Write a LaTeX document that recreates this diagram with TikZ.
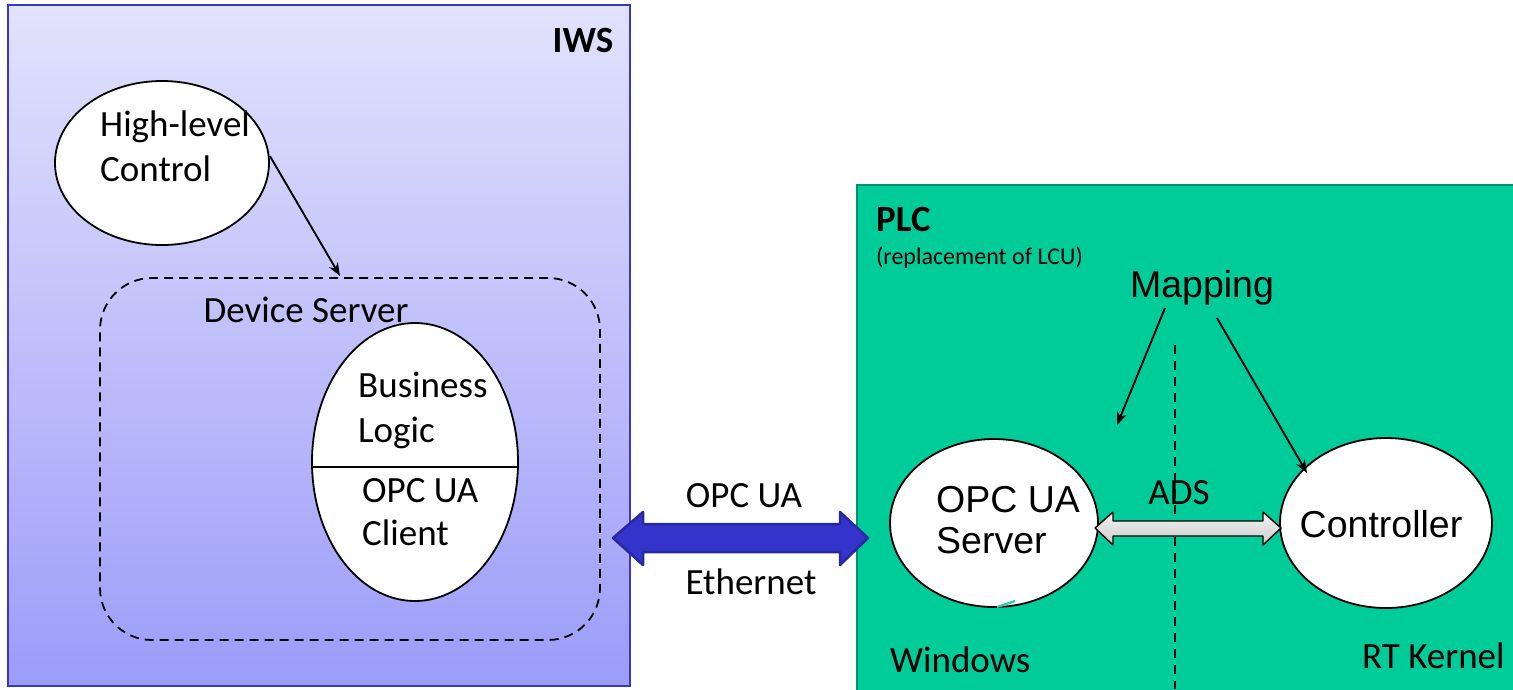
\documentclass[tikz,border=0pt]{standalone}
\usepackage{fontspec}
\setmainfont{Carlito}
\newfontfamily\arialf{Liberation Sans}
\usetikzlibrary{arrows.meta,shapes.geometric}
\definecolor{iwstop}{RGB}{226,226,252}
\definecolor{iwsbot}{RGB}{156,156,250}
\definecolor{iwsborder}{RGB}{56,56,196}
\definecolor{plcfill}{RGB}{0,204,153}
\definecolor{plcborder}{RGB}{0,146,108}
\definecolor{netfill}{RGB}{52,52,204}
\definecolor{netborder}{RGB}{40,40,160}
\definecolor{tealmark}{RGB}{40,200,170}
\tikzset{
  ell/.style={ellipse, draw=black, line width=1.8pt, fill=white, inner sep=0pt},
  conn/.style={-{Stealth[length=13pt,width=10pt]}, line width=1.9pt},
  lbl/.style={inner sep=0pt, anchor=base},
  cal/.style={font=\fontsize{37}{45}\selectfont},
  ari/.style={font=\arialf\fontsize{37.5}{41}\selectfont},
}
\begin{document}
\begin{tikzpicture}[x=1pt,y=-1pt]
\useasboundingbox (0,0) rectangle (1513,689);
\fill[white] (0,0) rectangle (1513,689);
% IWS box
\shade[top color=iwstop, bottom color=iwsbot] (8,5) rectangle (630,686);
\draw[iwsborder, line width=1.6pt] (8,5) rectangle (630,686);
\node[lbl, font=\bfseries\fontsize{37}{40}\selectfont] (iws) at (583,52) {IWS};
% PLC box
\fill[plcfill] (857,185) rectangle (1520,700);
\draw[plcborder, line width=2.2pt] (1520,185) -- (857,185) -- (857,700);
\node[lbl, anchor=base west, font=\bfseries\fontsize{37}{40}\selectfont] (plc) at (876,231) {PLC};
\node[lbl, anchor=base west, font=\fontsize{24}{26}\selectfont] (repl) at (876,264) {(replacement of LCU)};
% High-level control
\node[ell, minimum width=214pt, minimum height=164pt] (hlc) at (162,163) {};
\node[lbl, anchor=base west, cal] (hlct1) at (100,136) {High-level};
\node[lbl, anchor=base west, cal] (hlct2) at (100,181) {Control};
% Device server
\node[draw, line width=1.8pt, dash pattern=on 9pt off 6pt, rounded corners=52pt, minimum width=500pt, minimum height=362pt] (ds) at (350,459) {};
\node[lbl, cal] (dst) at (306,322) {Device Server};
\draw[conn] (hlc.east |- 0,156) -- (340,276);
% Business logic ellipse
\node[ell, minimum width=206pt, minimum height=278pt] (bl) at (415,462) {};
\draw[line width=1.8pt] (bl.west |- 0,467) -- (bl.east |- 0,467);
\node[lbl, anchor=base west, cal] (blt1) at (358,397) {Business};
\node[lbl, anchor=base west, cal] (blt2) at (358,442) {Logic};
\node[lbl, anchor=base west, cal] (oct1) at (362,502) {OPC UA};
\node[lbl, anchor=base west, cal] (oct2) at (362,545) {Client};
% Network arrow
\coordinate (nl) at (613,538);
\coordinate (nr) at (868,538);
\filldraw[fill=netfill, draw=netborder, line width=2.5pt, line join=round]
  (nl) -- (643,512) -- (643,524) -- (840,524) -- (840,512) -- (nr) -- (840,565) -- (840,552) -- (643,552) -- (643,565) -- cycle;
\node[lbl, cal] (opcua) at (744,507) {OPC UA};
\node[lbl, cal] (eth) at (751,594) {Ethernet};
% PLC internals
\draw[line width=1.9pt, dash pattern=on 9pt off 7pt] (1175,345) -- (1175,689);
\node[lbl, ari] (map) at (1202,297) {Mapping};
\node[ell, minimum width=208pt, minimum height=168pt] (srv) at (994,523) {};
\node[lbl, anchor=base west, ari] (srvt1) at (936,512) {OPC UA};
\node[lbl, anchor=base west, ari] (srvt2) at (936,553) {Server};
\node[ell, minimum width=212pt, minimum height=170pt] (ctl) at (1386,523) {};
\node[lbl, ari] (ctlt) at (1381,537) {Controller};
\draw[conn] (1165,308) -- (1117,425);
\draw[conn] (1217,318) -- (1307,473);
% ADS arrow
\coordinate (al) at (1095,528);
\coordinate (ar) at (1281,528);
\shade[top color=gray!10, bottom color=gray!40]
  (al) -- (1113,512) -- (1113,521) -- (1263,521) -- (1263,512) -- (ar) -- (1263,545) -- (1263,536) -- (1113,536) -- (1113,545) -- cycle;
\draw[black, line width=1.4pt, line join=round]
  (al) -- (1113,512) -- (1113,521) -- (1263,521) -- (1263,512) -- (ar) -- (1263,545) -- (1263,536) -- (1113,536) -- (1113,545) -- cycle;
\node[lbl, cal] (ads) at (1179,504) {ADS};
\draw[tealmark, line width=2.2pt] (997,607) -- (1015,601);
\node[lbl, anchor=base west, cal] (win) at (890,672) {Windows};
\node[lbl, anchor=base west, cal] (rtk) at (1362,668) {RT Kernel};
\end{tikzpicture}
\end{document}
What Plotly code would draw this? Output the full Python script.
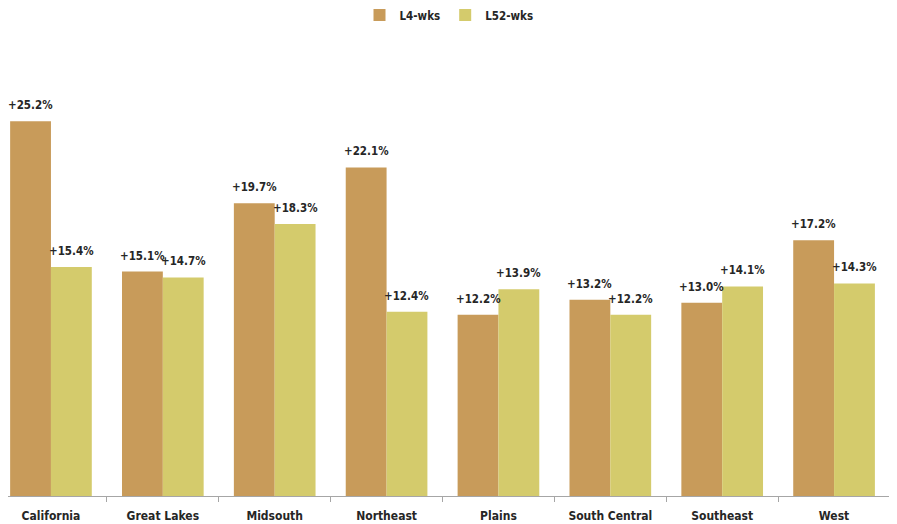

※

Every record above should come back exactly, but without its pictures.

[Finished answer]
Write a LaTeX document that recreates this diagram with TikZ.
\documentclass[tikz,border=0pt]{standalone}
\usepackage{fontspec}
\setmainfont{Carlito}
\newfontfamily\arialf{Liberation Sans}
\usetikzlibrary{arrows.meta,shapes.geometric}
\definecolor{iwstop}{RGB}{226,226,252}
\definecolor{iwsbot}{RGB}{156,156,250}
\definecolor{iwsborder}{RGB}{56,56,196}
\definecolor{plcfill}{RGB}{0,204,153}
\definecolor{plcborder}{RGB}{0,146,108}
\definecolor{netfill}{RGB}{52,52,204}
\definecolor{netborder}{RGB}{40,40,160}
\definecolor{tealmark}{RGB}{40,200,170}
\tikzset{
  ell/.style={ellipse, draw=black, line width=1.8pt, fill=white, inner sep=0pt},
  conn/.style={-{Stealth[length=13pt,width=10pt]}, line width=1.9pt},
  lbl/.style={inner sep=0pt, anchor=base},
  cal/.style={font=\fontsize{37}{45}\selectfont},
  ari/.style={font=\arialf\fontsize{37.5}{41}\selectfont},
}
\begin{document}
\begin{tikzpicture}[x=1pt,y=-1pt]
\useasboundingbox (0,0) rectangle (1513,689);
\fill[white] (0,0) rectangle (1513,689);
% IWS box
\shade[top color=iwstop, bottom color=iwsbot] (8,5) rectangle (630,686);
\draw[iwsborder, line width=1.6pt] (8,5) rectangle (630,686);
\node[lbl, font=\bfseries\fontsize{37}{40}\selectfont] (iws) at (583,52) {IWS};
% PLC box
\fill[plcfill] (857,185) rectangle (1520,700);
\draw[plcborder, line width=2.2pt] (1520,185) -- (857,185) -- (857,700);
\node[lbl, anchor=base west, font=\bfseries\fontsize{37}{40}\selectfont] (plc) at (876,231) {PLC};
\node[lbl, anchor=base west, font=\fontsize{24}{26}\selectfont] (repl) at (876,264) {(replacement of LCU)};
% High-level control
\node[ell, minimum width=214pt, minimum height=164pt] (hlc) at (162,163) {};
\node[lbl, anchor=base west, cal] (hlct1) at (100,136) {High-level};
\node[lbl, anchor=base west, cal] (hlct2) at (100,181) {Control};
% Device server
\node[draw, line width=1.8pt, dash pattern=on 9pt off 6pt, rounded corners=52pt, minimum width=500pt, minimum height=362pt] (ds) at (350,459) {};
\node[lbl, cal] (dst) at (306,322) {Device Server};
\draw[conn] (hlc.east |- 0,156) -- (340,276);
% Business logic ellipse
\node[ell, minimum width=206pt, minimum height=278pt] (bl) at (415,462) {};
\draw[line width=1.8pt] (bl.west |- 0,467) -- (bl.east |- 0,467);
\node[lbl, anchor=base west, cal] (blt1) at (358,397) {Business};
\node[lbl, anchor=base west, cal] (blt2) at (358,442) {Logic};
\node[lbl, anchor=base west, cal] (oct1) at (362,502) {OPC UA};
\node[lbl, anchor=base west, cal] (oct2) at (362,545) {Client};
% Network arrow
\coordinate (nl) at (613,538);
\coordinate (nr) at (868,538);
\filldraw[fill=netfill, draw=netborder, line width=2.5pt, line join=round]
  (nl) -- (643,512) -- (643,524) -- (840,524) -- (840,512) -- (nr) -- (840,565) -- (840,552) -- (643,552) -- (643,565) -- cycle;
\node[lbl, cal] (opcua) at (744,507) {OPC UA};
\node[lbl, cal] (eth) at (751,594) {Ethernet};
% PLC internals
\draw[line width=1.9pt, dash pattern=on 9pt off 7pt] (1175,345) -- (1175,689);
\node[lbl, ari] (map) at (1202,297) {Mapping};
\node[ell, minimum width=208pt, minimum height=168pt] (srv) at (994,523) {};
\node[lbl, anchor=base west, ari] (srvt1) at (936,512) {OPC UA};
\node[lbl, anchor=base west, ari] (srvt2) at (936,553) {Server};
\node[ell, minimum width=212pt, minimum height=170pt] (ctl) at (1386,523) {};
\node[lbl, ari] (ctlt) at (1381,537) {Controller};
\draw[conn] (1165,308) -- (1117,425);
\draw[conn] (1217,318) -- (1307,473);
% ADS arrow
\coordinate (al) at (1095,528);
\coordinate (ar) at (1281,528);
\shade[top color=gray!10, bottom color=gray!40]
  (al) -- (1113,512) -- (1113,521) -- (1263,521) -- (1263,512) -- (ar) -- (1263,545) -- (1263,536) -- (1113,536) -- (1113,545) -- cycle;
\draw[black, line width=1.4pt, line join=round]
  (al) -- (1113,512) -- (1113,521) -- (1263,521) -- (1263,512) -- (ar) -- (1263,545) -- (1263,536) -- (1113,536) -- (1113,545) -- cycle;
\node[lbl, cal] (ads) at (1179,504) {ADS};
\draw[tealmark, line width=2.2pt] (997,607) -- (1015,601);
\node[lbl, anchor=base west, cal] (win) at (890,672) {Windows};
\node[lbl, anchor=base west, cal] (rtk) at (1362,668) {RT Kernel};
\end{tikzpicture}
\end{document}
What Plotly code would draw this? Output the full Python script.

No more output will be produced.